Das Interview hatte es tatsächlich in sich. BVB-Innenverteidiger Marin Pongracic, ausgeliehen vom VfL Wolfsburg, plauderte bei einem langen Gespräch mit dem Künstler Samuel Sibilski, bekannt als SSYNIC, auf dessen Twitch-Kanal aus dem Nähkästchen.

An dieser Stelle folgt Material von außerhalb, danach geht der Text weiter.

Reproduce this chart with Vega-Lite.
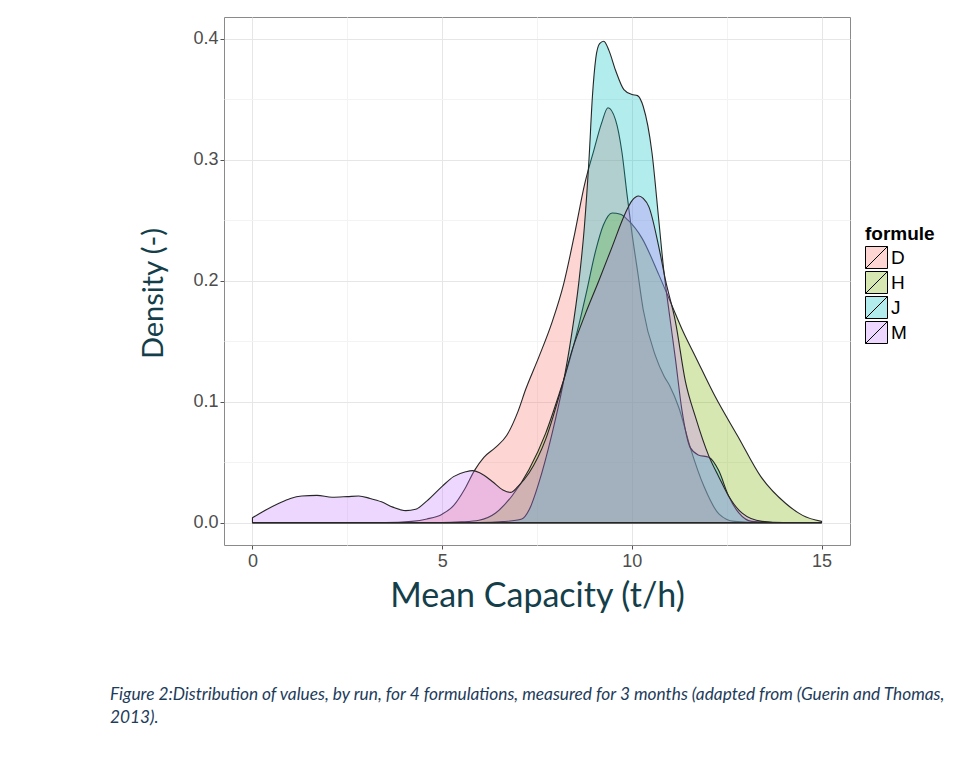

Toll für die Medien, schlecht für die beiden Vereine. Die kündigten bereits Sanktionen an, nachdem man den Vorfall intern aufgearbeitet hat. Jetzt muss man auch als neutraler Beobachter feststellen, der Österreicher ist natürlich etwas über das Ziel hinausgeschossen, indem er sich zur Ausfallzeit von Erling Haaland, das Knie von Mats Hummels oder über seinen Ex-Trainer Mark van Bommel ausgelassen hat.
Wobei es früher auch nicht so ein Staatsgeheimnis war, welche Verletzung sich ein Spieler zugezogen hat oder wie lange die Ausfallzeit beträgt. Fakt ist: Jeder Verein wünscht sich Leader, Spieler, die vorangehen, eine Mannschaft führen können.
Sobald sich diese Spieler aber abseits des Platzes bewegen, sollen sie sich - nachdem sie intensives Training im Umgang mit den Medien hatten - so defensiv und nichtssagend äußern wie es nur geht. Falls sie überhaupt reden - also abseits der vereinseigenen Kanäle.
Um etwas nostalgisch zu werden: Wo Mario Basler, Stefan Effenberg, Oliver Kahn oder Matthias Sammer früher auch öffentlich Klartext redeten, den Finger in die Wunde legten, wenn ihnen etwas nicht passte, wird heute fast ausschließlich in Plattitüden oder gelernten Satzbausteinen fabuliert.
Aussagekraft haben die wenigsten Aussagen. Daher wirkte es so erfrischend, wie sich Pongracic in diesem Interview nicht zusammenriss, aus seinem Herzen keine Mördergrube machte. Oder denkt irgendwer, dass es tatsächlich zu so vielen einvernehmlichen Abschieden kommt, wo man sich Händchen haltend trennt, nachdem man vorher nicht so zum Zuge kam wie erhofft?
Nein, Spieler möchten Trainer am liebsten packen, wie es Pongracic erzählte, andersrum dürfte es ebenso sein. Nur darf das niemand mehr sagen, spätestens bei einer Autorisierung würden diese Passagen gestrichen. Auch das ist die neue Welt - man muss sie nicht mögen, Pongracic wird sicher kein Freund davon sein. Doch auch er muss sich jetzt anpassen, denn die Zeiten, wo regelmäßig Klartext gesprochen wurde, die sind (leider) vorbei.
Und das nicht nur, weil wir Medien uns natürlich vermehrt knackige Aussagen wünschen. Aber wir waren und sind auch alle Fußballfans - und auch da haben wir früher, jetzt und in der Zukunft lieber Klartext gehört als Phrasen rund um den erwartet schwierigen Gegner.